There’s something deeply unsettling about watching a government agency responsible for enforcing immigration laws adopt the language and imagery of video games to recruit new officers. When the Department of Homeland Security recently posted an image of Halo’s Master Chief with the caption “Destroy the Flood” alongside an ICE recruitment link, it wasn’t just another cringeworthy attempt at being relevant. It represented something far more disturbing: the systematic dehumanization of human beings through the lens of entertainment, transforming complex human stories into simplistic narratives of good versus evil where the “other” becomes nothing more than pixels to be eliminated.
This isn’t an isolated incident but part of a pattern that reveals a calculated strategy. From using Pokémon’s “Gotta catch ’em all” theme for videos of arrests to medieval knight imagery and NASCAR advertisements, ICE has been building what amounts to a recruitment campaign straight out of a marketing playbook for action movies or first-person shooters. The messaging is consistently clear: join the heroes fighting the villains. But in real life, the lines aren’t so neatly drawn, and the people being targeted aren’t cartoon characters or alien invaders—they’re human beings with families, dreams, and complex circumstances that brought them to this country.

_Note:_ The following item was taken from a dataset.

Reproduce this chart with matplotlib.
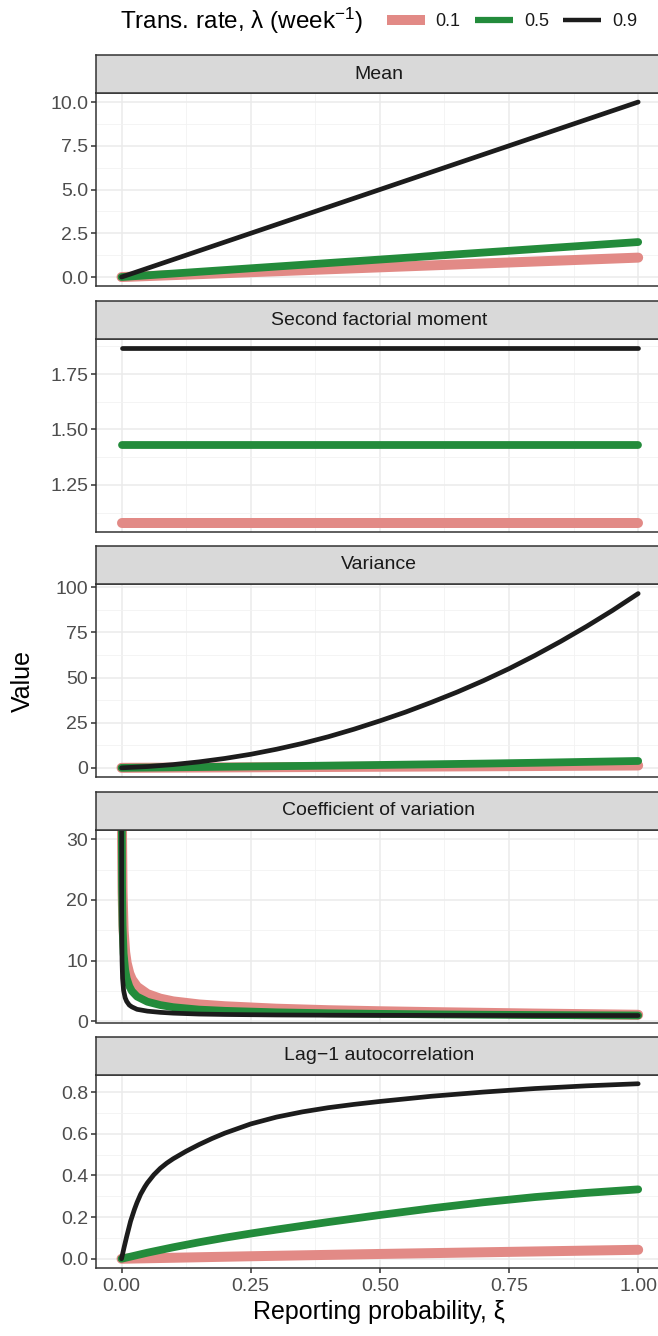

What makes this particularly alarming is the context in which these recruitment efforts are happening. With a $7.5 billion annual boost for recruiting and retention, lowered standards including age and education requirements, and signing bonuses reaching $50,000, we’re witnessing the rapid expansion of what current and former national security officials describe as an unfettered national police force. The transformation from a specialized enforcement agency to what critics call a “shadowy federal police force” operating with near-total anonymity represents a fundamental shift in how immigration enforcement operates in America.
The rhetoric surrounding these recruitment efforts is equally concerning. Secretary Kristi Noem’s announcement that ICE would waive age limits so “even more patriots” could join the mission to remove “the worst of the worst” employs language that deliberately frames immigration enforcement as a patriotic crusade against pure evil. This kind of absolutist language leaves no room for nuance, for the reality that immigration cases involve complex legal questions, for the fact that many people caught in enforcement actions have lived here for decades, or for the documented cases of U.S. citizens being wrongfully detained.
As we watch this transformation unfold, we must ask ourselves what kind of country we’re becoming when our government agencies adopt the tactics of video game marketing to recruit officers tasked with enforcing laws that profoundly impact human lives. The gamification of enforcement isn’t just tasteless—it’s dangerous. It creates a psychological distance between officers and the people they’re tasked with policing, turning human beings into abstract threats to be neutralized rather than individuals with rights and dignity. When we allow our government to frame complex social issues as simple battles between heroes and villains, we risk losing sight of the humanity at the heart of these policies and the constitutional principles that should guide them.